* _Set problem_:
Give the data below again, word for word.

_ _ _ _

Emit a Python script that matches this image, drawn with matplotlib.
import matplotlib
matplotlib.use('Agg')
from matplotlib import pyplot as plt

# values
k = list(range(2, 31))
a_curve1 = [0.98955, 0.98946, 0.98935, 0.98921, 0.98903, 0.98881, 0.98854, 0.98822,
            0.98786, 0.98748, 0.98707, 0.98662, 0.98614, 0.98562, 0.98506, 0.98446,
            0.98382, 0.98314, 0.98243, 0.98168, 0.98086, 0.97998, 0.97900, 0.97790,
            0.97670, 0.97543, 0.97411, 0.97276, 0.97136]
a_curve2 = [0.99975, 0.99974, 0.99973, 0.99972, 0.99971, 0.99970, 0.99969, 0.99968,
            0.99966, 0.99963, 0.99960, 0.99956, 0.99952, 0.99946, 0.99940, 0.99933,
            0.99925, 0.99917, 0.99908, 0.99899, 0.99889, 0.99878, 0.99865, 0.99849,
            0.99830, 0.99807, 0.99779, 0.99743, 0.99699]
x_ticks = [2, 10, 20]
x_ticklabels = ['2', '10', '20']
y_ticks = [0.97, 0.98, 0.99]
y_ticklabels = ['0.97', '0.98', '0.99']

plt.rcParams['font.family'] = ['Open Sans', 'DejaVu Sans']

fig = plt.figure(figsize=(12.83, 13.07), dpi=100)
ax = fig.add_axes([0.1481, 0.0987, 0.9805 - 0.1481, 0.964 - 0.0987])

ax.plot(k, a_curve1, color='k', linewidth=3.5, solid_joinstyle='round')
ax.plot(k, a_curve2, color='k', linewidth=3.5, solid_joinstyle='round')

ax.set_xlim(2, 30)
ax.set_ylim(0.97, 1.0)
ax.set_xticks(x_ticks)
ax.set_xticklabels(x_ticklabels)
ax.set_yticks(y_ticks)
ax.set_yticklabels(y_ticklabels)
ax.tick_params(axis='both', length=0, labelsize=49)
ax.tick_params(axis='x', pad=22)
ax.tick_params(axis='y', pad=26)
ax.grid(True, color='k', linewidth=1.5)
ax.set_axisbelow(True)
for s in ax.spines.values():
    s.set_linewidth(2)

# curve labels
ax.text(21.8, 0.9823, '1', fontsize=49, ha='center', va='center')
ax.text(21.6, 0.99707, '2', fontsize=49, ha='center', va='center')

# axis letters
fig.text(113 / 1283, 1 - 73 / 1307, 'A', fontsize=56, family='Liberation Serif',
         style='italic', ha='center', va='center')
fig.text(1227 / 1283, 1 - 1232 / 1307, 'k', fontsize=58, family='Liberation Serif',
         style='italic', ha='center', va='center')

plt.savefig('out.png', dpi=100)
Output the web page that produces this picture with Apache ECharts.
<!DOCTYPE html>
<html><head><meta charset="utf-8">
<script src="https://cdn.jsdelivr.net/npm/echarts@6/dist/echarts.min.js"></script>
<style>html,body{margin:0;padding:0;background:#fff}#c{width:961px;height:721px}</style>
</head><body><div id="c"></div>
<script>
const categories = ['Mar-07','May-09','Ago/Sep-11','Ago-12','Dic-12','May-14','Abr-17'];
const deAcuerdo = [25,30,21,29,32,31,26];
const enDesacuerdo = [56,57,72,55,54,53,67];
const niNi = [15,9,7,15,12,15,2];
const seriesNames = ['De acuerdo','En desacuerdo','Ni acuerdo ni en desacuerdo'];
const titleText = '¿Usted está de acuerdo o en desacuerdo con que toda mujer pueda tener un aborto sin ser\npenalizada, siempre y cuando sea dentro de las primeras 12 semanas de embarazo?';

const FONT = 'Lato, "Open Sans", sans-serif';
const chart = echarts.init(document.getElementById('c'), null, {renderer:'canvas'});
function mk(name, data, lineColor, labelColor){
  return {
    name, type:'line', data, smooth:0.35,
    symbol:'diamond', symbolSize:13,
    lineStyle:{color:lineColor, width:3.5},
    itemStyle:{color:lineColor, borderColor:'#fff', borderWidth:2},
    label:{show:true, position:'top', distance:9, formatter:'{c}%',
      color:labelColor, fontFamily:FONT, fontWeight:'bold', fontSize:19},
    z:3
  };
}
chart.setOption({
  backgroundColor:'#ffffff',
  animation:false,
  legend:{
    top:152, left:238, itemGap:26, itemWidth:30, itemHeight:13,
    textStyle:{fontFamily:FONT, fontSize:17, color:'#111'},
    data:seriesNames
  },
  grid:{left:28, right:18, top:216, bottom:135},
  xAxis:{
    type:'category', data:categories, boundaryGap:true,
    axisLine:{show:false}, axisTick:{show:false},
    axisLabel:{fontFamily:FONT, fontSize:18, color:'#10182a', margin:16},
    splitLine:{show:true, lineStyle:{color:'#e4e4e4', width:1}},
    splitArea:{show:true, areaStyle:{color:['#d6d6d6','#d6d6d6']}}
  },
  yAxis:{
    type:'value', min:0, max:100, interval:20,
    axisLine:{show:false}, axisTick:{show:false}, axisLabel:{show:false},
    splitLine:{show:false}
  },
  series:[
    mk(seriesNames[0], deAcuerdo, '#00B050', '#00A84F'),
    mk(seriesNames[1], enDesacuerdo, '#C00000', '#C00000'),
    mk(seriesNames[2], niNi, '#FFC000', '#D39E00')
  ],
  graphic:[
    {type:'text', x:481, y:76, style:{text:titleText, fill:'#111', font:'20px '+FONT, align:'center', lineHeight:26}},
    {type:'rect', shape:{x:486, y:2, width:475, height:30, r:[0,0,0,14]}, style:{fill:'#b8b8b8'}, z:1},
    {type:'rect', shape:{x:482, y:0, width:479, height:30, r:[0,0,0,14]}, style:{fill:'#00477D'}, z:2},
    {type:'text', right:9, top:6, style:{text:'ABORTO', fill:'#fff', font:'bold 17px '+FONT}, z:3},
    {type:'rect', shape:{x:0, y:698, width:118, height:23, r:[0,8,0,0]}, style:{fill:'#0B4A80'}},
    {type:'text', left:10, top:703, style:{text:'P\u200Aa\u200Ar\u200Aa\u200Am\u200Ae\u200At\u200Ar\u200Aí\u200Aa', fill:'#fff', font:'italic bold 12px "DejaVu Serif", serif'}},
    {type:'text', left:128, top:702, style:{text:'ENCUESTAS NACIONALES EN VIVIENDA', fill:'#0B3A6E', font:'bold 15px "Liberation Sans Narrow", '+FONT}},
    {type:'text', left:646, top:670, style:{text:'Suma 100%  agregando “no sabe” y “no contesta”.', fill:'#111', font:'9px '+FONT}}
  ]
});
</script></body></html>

_ _ _ _

* _Solution_:
Emit a Python script that matches this image, drawn with matplotlib.
import matplotlib
matplotlib.use('Agg')
from matplotlib import pyplot as plt

# values
k = list(range(2, 31))
a_curve1 = [0.98955, 0.98946, 0.98935, 0.98921, 0.98903, 0.98881, 0.98854, 0.98822,
            0.98786, 0.98748, 0.98707, 0.98662, 0.98614, 0.98562, 0.98506, 0.98446,
            0.98382, 0.98314, 0.98243, 0.98168, 0.98086, 0.97998, 0.97900, 0.97790,
            0.97670, 0.97543, 0.97411, 0.97276, 0.97136]
a_curve2 = [0.99975, 0.99974, 0.99973, 0.99972, 0.99971, 0.99970, 0.99969, 0.99968,
            0.99966, 0.99963, 0.99960, 0.99956, 0.99952, 0.99946, 0.99940, 0.99933,
            0.99925, 0.99917, 0.99908, 0.99899, 0.99889, 0.99878, 0.99865, 0.99849,
            0.99830, 0.99807, 0.99779, 0.99743, 0.99699]
x_ticks = [2, 10, 20]
x_ticklabels = ['2', '10', '20']
y_ticks = [0.97, 0.98, 0.99]
y_ticklabels = ['0.97', '0.98', '0.99']

plt.rcParams['font.family'] = ['Open Sans', 'DejaVu Sans']

fig = plt.figure(figsize=(12.83, 13.07), dpi=100)
ax = fig.add_axes([0.1481, 0.0987, 0.9805 - 0.1481, 0.964 - 0.0987])

ax.plot(k, a_curve1, color='k', linewidth=3.5, solid_joinstyle='round')
ax.plot(k, a_curve2, color='k', linewidth=3.5, solid_joinstyle='round')

ax.set_xlim(2, 30)
ax.set_ylim(0.97, 1.0)
ax.set_xticks(x_ticks)
ax.set_xticklabels(x_ticklabels)
ax.set_yticks(y_ticks)
ax.set_yticklabels(y_ticklabels)
ax.tick_params(axis='both', length=0, labelsize=49)
ax.tick_params(axis='x', pad=22)
ax.tick_params(axis='y', pad=26)
ax.grid(True, color='k', linewidth=1.5)
ax.set_axisbelow(True)
for s in ax.spines.values():
    s.set_linewidth(2)

# curve labels
ax.text(21.8, 0.9823, '1', fontsize=49, ha='center', va='center')
ax.text(21.6, 0.99707, '2', fontsize=49, ha='center', va='center')

# axis letters
fig.text(113 / 1283, 1 - 73 / 1307, 'A', fontsize=56, family='Liberation Serif',
         style='italic', ha='center', va='center')
fig.text(1227 / 1283, 1 - 1232 / 1307, 'k', fontsize=58, family='Liberation Serif',
         style='italic', ha='center', va='center')

plt.savefig('out.png', dpi=100)
Output the web page that produces this picture with Apache ECharts.
<!DOCTYPE html>
<html><head><meta charset="utf-8">
<script src="https://cdn.jsdelivr.net/npm/echarts@6/dist/echarts.min.js"></script>
<style>html,body{margin:0;padding:0;background:#fff}#c{width:961px;height:721px}</style>
</head><body><div id="c"></div>
<script>
const categories = ['Mar-07','May-09','Ago/Sep-11','Ago-12','Dic-12','May-14','Abr-17'];
const deAcuerdo = [25,30,21,29,32,31,26];
const enDesacuerdo = [56,57,72,55,54,53,67];
const niNi = [15,9,7,15,12,15,2];
const seriesNames = ['De acuerdo','En desacuerdo','Ni acuerdo ni en desacuerdo'];
const titleText = '¿Usted está de acuerdo o en desacuerdo con que toda mujer pueda tener un aborto sin ser\npenalizada, siempre y cuando sea dentro de las primeras 12 semanas de embarazo?';

const FONT = 'Lato, "Open Sans", sans-serif';
const chart = echarts.init(document.getElementById('c'), null, {renderer:'canvas'});
function mk(name, data, lineColor, labelColor){
  return {
    name, type:'line', data, smooth:0.35,
    symbol:'diamond', symbolSize:13,
    lineStyle:{color:lineColor, width:3.5},
    itemStyle:{color:lineColor, borderColor:'#fff', borderWidth:2},
    label:{show:true, position:'top', distance:9, formatter:'{c}%',
      color:labelColor, fontFamily:FONT, fontWeight:'bold', fontSize:19},
    z:3
  };
}
chart.setOption({
  backgroundColor:'#ffffff',
  animation:false,
  legend:{
    top:152, left:238, itemGap:26, itemWidth:30, itemHeight:13,
    textStyle:{fontFamily:FONT, fontSize:17, color:'#111'},
    data:seriesNames
  },
  grid:{left:28, right:18, top:216, bottom:135},
  xAxis:{
    type:'category', data:categories, boundaryGap:true,
    axisLine:{show:false}, axisTick:{show:false},
    axisLabel:{fontFamily:FONT, fontSize:18, color:'#10182a', margin:16},
    splitLine:{show:true, lineStyle:{color:'#e4e4e4', width:1}},
    splitArea:{show:true, areaStyle:{color:['#d6d6d6','#d6d6d6']}}
  },
  yAxis:{
    type:'value', min:0, max:100, interval:20,
    axisLine:{show:false}, axisTick:{show:false}, axisLabel:{show:false},
    splitLine:{show:false}
  },
  series:[
    mk(seriesNames[0], deAcuerdo, '#00B050', '#00A84F'),
    mk(seriesNames[1], enDesacuerdo, '#C00000', '#C00000'),
    mk(seriesNames[2], niNi, '#FFC000', '#D39E00')
  ],
  graphic:[
    {type:'text', x:481, y:76, style:{text:titleText, fill:'#111', font:'20px '+FONT, align:'center', lineHeight:26}},
    {type:'rect', shape:{x:486, y:2, width:475, height:30, r:[0,0,0,14]}, style:{fill:'#b8b8b8'}, z:1},
    {type:'rect', shape:{x:482, y:0, width:479, height:30, r:[0,0,0,14]}, style:{fill:'#00477D'}, z:2},
    {type:'text', right:9, top:6, style:{text:'ABORTO', fill:'#fff', font:'bold 17px '+FONT}, z:3},
    {type:'rect', shape:{x:0, y:698, width:118, height:23, r:[0,8,0,0]}, style:{fill:'#0B4A80'}},
    {type:'text', left:10, top:703, style:{text:'P\u200Aa\u200Ar\u200Aa\u200Am\u200Ae\u200At\u200Ar\u200Aí\u200Aa', fill:'#fff', font:'italic bold 12px "DejaVu Serif", serif'}},
    {type:'text', left:128, top:702, style:{text:'ENCUESTAS NACIONALES EN VIVIENDA', fill:'#0B3A6E', font:'bold 15px "Liberation Sans Narrow", '+FONT}},
    {type:'text', left:646, top:670, style:{text:'Suma 100%  agregando “no sabe” y “no contesta”.', fill:'#111', font:'9px '+FONT}}
  ]
});
</script></body></html>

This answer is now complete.